**Exercise instructions**
Quote the whole listing exactly. Leave the pictures out of your copy.

**Data excerpt**
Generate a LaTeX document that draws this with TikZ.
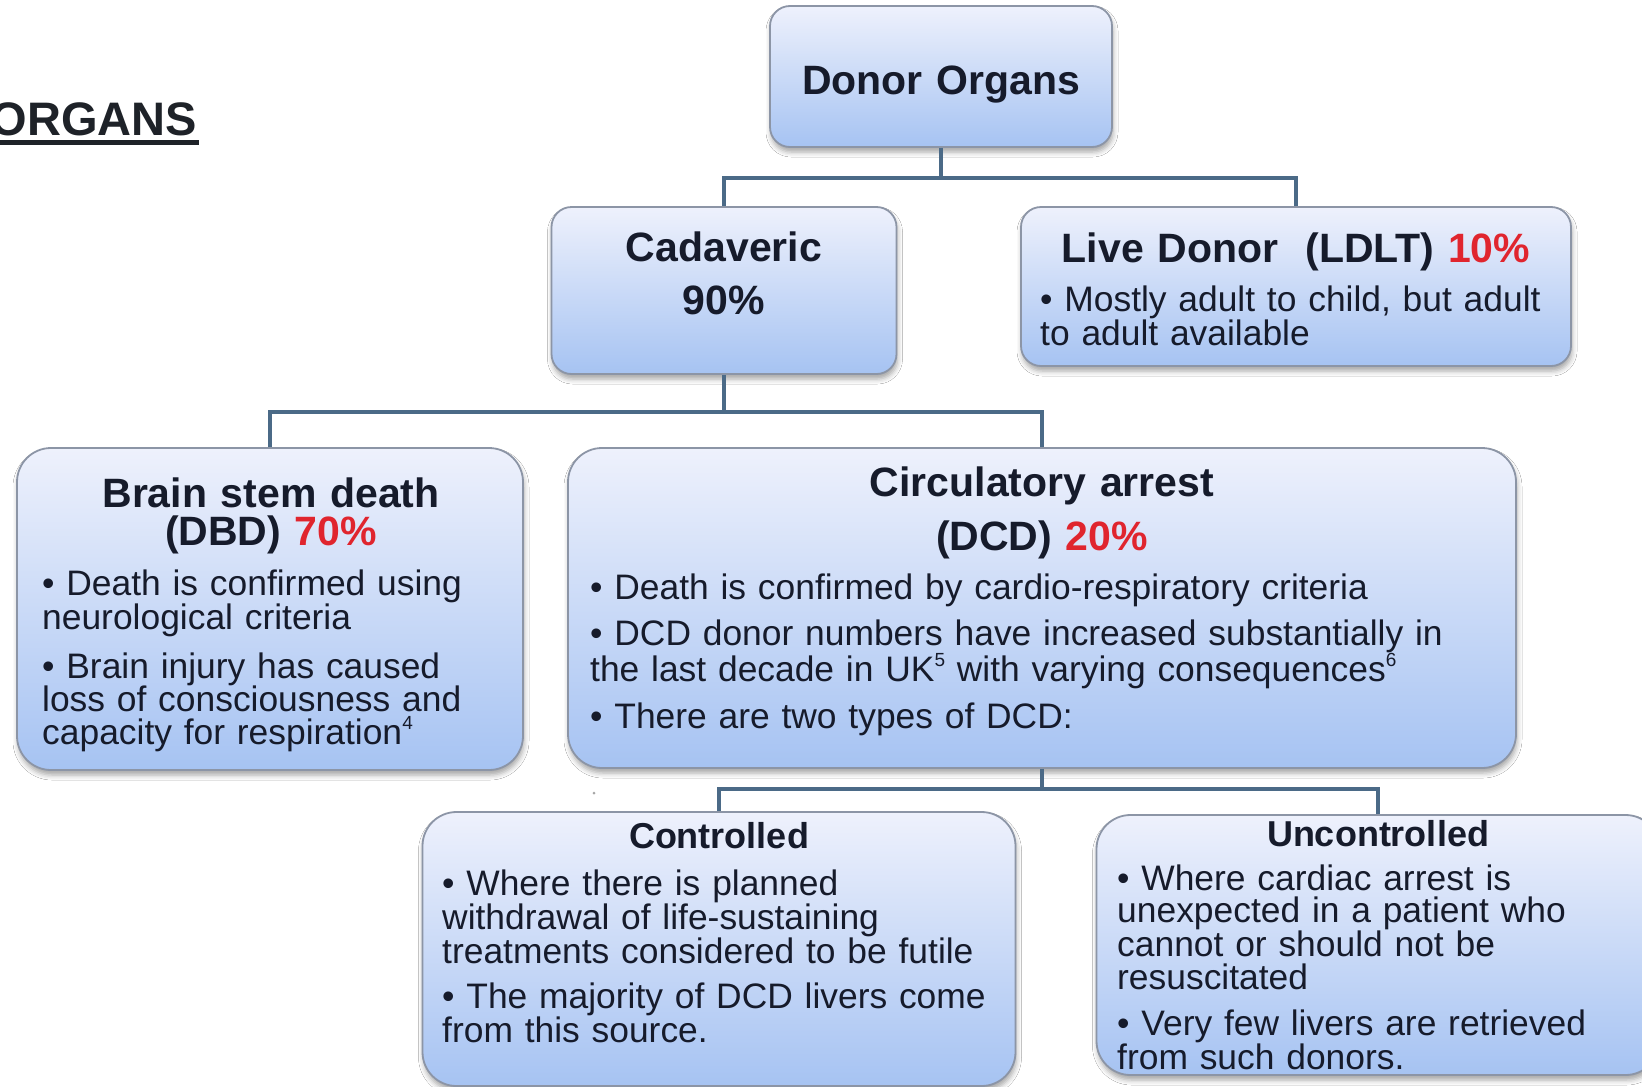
\documentclass[tikz,border=0pt]{standalone}
\usepackage{fontspec}
\setmainfont{Liberation Sans}
\usetikzlibrary{shadows.blur}
\definecolor{txt}{HTML}{161B2B}
\definecolor{redpc}{HTML}{E0252E}
\definecolor{connc}{HTML}{4B6A87}
\definecolor{boxline}{HTML}{8C95A6}
\definecolor{boxtop}{HTML}{EEF1FC}
\definecolor{boxbot}{HTML}{A6C3F2}
\definecolor{titlec}{HTML}{1E2228}
\newcommand\mysup[1]{\raisebox{0.42em}{\fontsize{19}{19}\selectfont #1}}
\begin{document}
\begin{tikzpicture}[x=1pt,y=-1pt,
  orgbox/.style={draw=boxline, line width=1.8pt, rounded corners=#1,
    top color=boxtop, bottom color=boxbot, inner sep=0pt,
    blur shadow={shadow xshift=1pt, shadow yshift=-5pt, shadow blur radius=5pt, shadow opacity=35}},
  orgbox/.default=20pt,
  conn/.style={draw=connc, line width=4pt},
  headtxt/.style={font=\fontsize{41}{53}\selectfont\bfseries, text=txt, inner sep=0pt,
    text width=900pt, align=center, anchor=base},
  bodytxt/.style={font=\fontsize{35.4}{33}\selectfont, text=txt, inner sep=0pt,
    text width=1000pt, align=left, anchor=base west}
]
\useasboundingbox (0,0) rectangle (1642,1087);
\clip (0,0) rectangle (1642,1087);
\fill[white] (0,0) rectangle (1642,1087);

% title
\node[font=\fontsize{47}{50}\selectfont\bfseries, text=titlec, anchor=base east, inner sep=0pt] (title) at (197,135) {ORGANS};
\draw[titlec, line width=5pt] (0,142) -- (199,142);

% junction coordinates
\coordinate (j1) at (0,178);
\coordinate (j2) at (0,412);
\coordinate (j3) at (0,789);

% boxes
\node[orgbox, minimum width=342pt, minimum height=141pt] (donor) at (941,76.5) {};
\node[orgbox, minimum width=345pt, minimum height=167pt] (cad) at (724,290.5) {};
\node[orgbox, minimum width=550pt, minimum height=159pt] (live) at (1296,286.5) {};
\node[orgbox=34pt, minimum width=506pt, minimum height=322pt] (brain) at (270,609) {};
\node[orgbox=34pt, minimum width=948pt, minimum height=320pt] (circ) at (1042,608) {};
\node[orgbox=34pt, minimum width=593pt, minimum height=274pt] (ctrl) at (719,949) {};
\node[orgbox=34pt, minimum width=563pt, minimum height=260pt] (unc) at (1378,945) {};

% connectors
\draw[conn] (donor.south) -- (donor.south |- j1);
\draw[conn] (cad.north) -- (cad.north |- j1) -- (live.north |- j1) -- (live.north);
\draw[conn] (cad.south) -- (cad.south |- j2);
\draw[conn] (brain.north) -- (brain.north |- j2) -- (circ.north |- j2) -- (circ.north);
\draw[conn] (circ.south) -- (circ.south |- j3);
\draw[conn] (ctrl.north) -- (ctrl.north |- j3) -- (unc.north |- j3) -- (unc.north);

% texts
\node[headtxt] (tdonor) at (941,94) {Donor Organs};
\node[headtxt] (tcad) at (724,261) {Cadaveric\\90\%};
\node[headtxt] (tlive) at (1296,262) {Live Donor\ \ (LDLT) \textcolor{redpc}{10\%}};
\node[bodytxt, font=\fontsize{35.4}{32}\selectfont] (blive) at (1040,311) {• Mostly adult to child, but adult\\to adult available};

\node[headtxt, font=\fontsize{41}{38}\selectfont\bfseries] (tbrain) at (271,507) {Brain stem death\\(DBD) \textcolor{redpc}{70\%}};
\node[bodytxt, font=\fontsize{35.4}{32.5}\selectfont] (bbrain) at (42,595) {• Death is confirmed using\\neurological criteria\\[15pt]• Brain injury has caused\\loss of consciousness and\\capacity for respiration\mysup{4}};

\node[headtxt, font=\fontsize{41}{54}\selectfont\bfseries] (tcirc) at (1042,496) {Circulatory arrest\\(DCD) \textcolor{redpc}{20\%}};
\node[bodytxt] (bcirc) at (590,599) {• Death is confirmed by cardio-respiratory criteria\\[13pt]• DCD donor numbers have increased substantially in\\the last decade in UK\mysup{5} with varying consequences\mysup{6}\\[14pt]• There are two types of DCD:};

\node[headtxt, font=\fontsize{36}{40}\selectfont\bfseries] (tctrl) at (719,848) {Controlled};
\node[bodytxt, font=\fontsize{35.4}{32.5}\selectfont] (bctrl) at (442,895) {• Where there is planned\\withdrawal of life-sustaining\\treatments considered to be futile\\[13pt]• The majority of DCD livers come\\from this source.};

\node[headtxt, font=\fontsize{36}{40}\selectfont\bfseries] (tunc) at (1378,846) {Uncontrolled};
\node[bodytxt, font=\fontsize{35.4}{32.7}\selectfont] (bunc) at (1117,890) {• Where cardiac arrest is\\unexpected in a patient who\\cannot or should not be\\resuscitated\\[13pt]• Very few livers are retrieved\\from such donors.};

\fill[gray!70] (594,793) circle (1.5pt);
\end{tikzpicture}
\end{document}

**Exercise answer**
Generate a LaTeX document that draws this with TikZ.
\documentclass[tikz,border=0pt]{standalone}
\usepackage{fontspec}
\setmainfont{Liberation Sans}
\usetikzlibrary{shadows.blur}
\definecolor{txt}{HTML}{161B2B}
\definecolor{redpc}{HTML}{E0252E}
\definecolor{connc}{HTML}{4B6A87}
\definecolor{boxline}{HTML}{8C95A6}
\definecolor{boxtop}{HTML}{EEF1FC}
\definecolor{boxbot}{HTML}{A6C3F2}
\definecolor{titlec}{HTML}{1E2228}
\newcommand\mysup[1]{\raisebox{0.42em}{\fontsize{19}{19}\selectfont #1}}
\begin{document}
\begin{tikzpicture}[x=1pt,y=-1pt,
  orgbox/.style={draw=boxline, line width=1.8pt, rounded corners=#1,
    top color=boxtop, bottom color=boxbot, inner sep=0pt,
    blur shadow={shadow xshift=1pt, shadow yshift=-5pt, shadow blur radius=5pt, shadow opacity=35}},
  orgbox/.default=20pt,
  conn/.style={draw=connc, line width=4pt},
  headtxt/.style={font=\fontsize{41}{53}\selectfont\bfseries, text=txt, inner sep=0pt,
    text width=900pt, align=center, anchor=base},
  bodytxt/.style={font=\fontsize{35.4}{33}\selectfont, text=txt, inner sep=0pt,
    text width=1000pt, align=left, anchor=base west}
]
\useasboundingbox (0,0) rectangle (1642,1087);
\clip (0,0) rectangle (1642,1087);
\fill[white] (0,0) rectangle (1642,1087);

% title
\node[font=\fontsize{47}{50}\selectfont\bfseries, text=titlec, anchor=base east, inner sep=0pt] (title) at (197,135) {ORGANS};
\draw[titlec, line width=5pt] (0,142) -- (199,142);

% junction coordinates
\coordinate (j1) at (0,178);
\coordinate (j2) at (0,412);
\coordinate (j3) at (0,789);

% boxes
\node[orgbox, minimum width=342pt, minimum height=141pt] (donor) at (941,76.5) {};
\node[orgbox, minimum width=345pt, minimum height=167pt] (cad) at (724,290.5) {};
\node[orgbox, minimum width=550pt, minimum height=159pt] (live) at (1296,286.5) {};
\node[orgbox=34pt, minimum width=506pt, minimum height=322pt] (brain) at (270,609) {};
\node[orgbox=34pt, minimum width=948pt, minimum height=320pt] (circ) at (1042,608) {};
\node[orgbox=34pt, minimum width=593pt, minimum height=274pt] (ctrl) at (719,949) {};
\node[orgbox=34pt, minimum width=563pt, minimum height=260pt] (unc) at (1378,945) {};

% connectors
\draw[conn] (donor.south) -- (donor.south |- j1);
\draw[conn] (cad.north) -- (cad.north |- j1) -- (live.north |- j1) -- (live.north);
\draw[conn] (cad.south) -- (cad.south |- j2);
\draw[conn] (brain.north) -- (brain.north |- j2) -- (circ.north |- j2) -- (circ.north);
\draw[conn] (circ.south) -- (circ.south |- j3);
\draw[conn] (ctrl.north) -- (ctrl.north |- j3) -- (unc.north |- j3) -- (unc.north);

% texts
\node[headtxt] (tdonor) at (941,94) {Donor Organs};
\node[headtxt] (tcad) at (724,261) {Cadaveric\\90\%};
\node[headtxt] (tlive) at (1296,262) {Live Donor\ \ (LDLT) \textcolor{redpc}{10\%}};
\node[bodytxt, font=\fontsize{35.4}{32}\selectfont] (blive) at (1040,311) {• Mostly adult to child, but adult\\to adult available};

\node[headtxt, font=\fontsize{41}{38}\selectfont\bfseries] (tbrain) at (271,507) {Brain stem death\\(DBD) \textcolor{redpc}{70\%}};
\node[bodytxt, font=\fontsize{35.4}{32.5}\selectfont] (bbrain) at (42,595) {• Death is confirmed using\\neurological criteria\\[15pt]• Brain injury has caused\\loss of consciousness and\\capacity for respiration\mysup{4}};

\node[headtxt, font=\fontsize{41}{54}\selectfont\bfseries] (tcirc) at (1042,496) {Circulatory arrest\\(DCD) \textcolor{redpc}{20\%}};
\node[bodytxt] (bcirc) at (590,599) {• Death is confirmed by cardio-respiratory criteria\\[13pt]• DCD donor numbers have increased substantially in\\the last decade in UK\mysup{5} with varying consequences\mysup{6}\\[14pt]• There are two types of DCD:};

\node[headtxt, font=\fontsize{36}{40}\selectfont\bfseries] (tctrl) at (719,848) {Controlled};
\node[bodytxt, font=\fontsize{35.4}{32.5}\selectfont] (bctrl) at (442,895) {• Where there is planned\\withdrawal of life-sustaining\\treatments considered to be futile\\[13pt]• The majority of DCD livers come\\from this source.};

\node[headtxt, font=\fontsize{36}{40}\selectfont\bfseries] (tunc) at (1378,846) {Uncontrolled};
\node[bodytxt, font=\fontsize{35.4}{32.7}\selectfont] (bunc) at (1117,890) {• Where cardiac arrest is\\unexpected in a patient who\\cannot or should not be\\resuscitated\\[13pt]• Very few livers are retrieved\\from such donors.};

\fill[gray!70] (594,793) circle (1.5pt);
\end{tikzpicture}
\end{document}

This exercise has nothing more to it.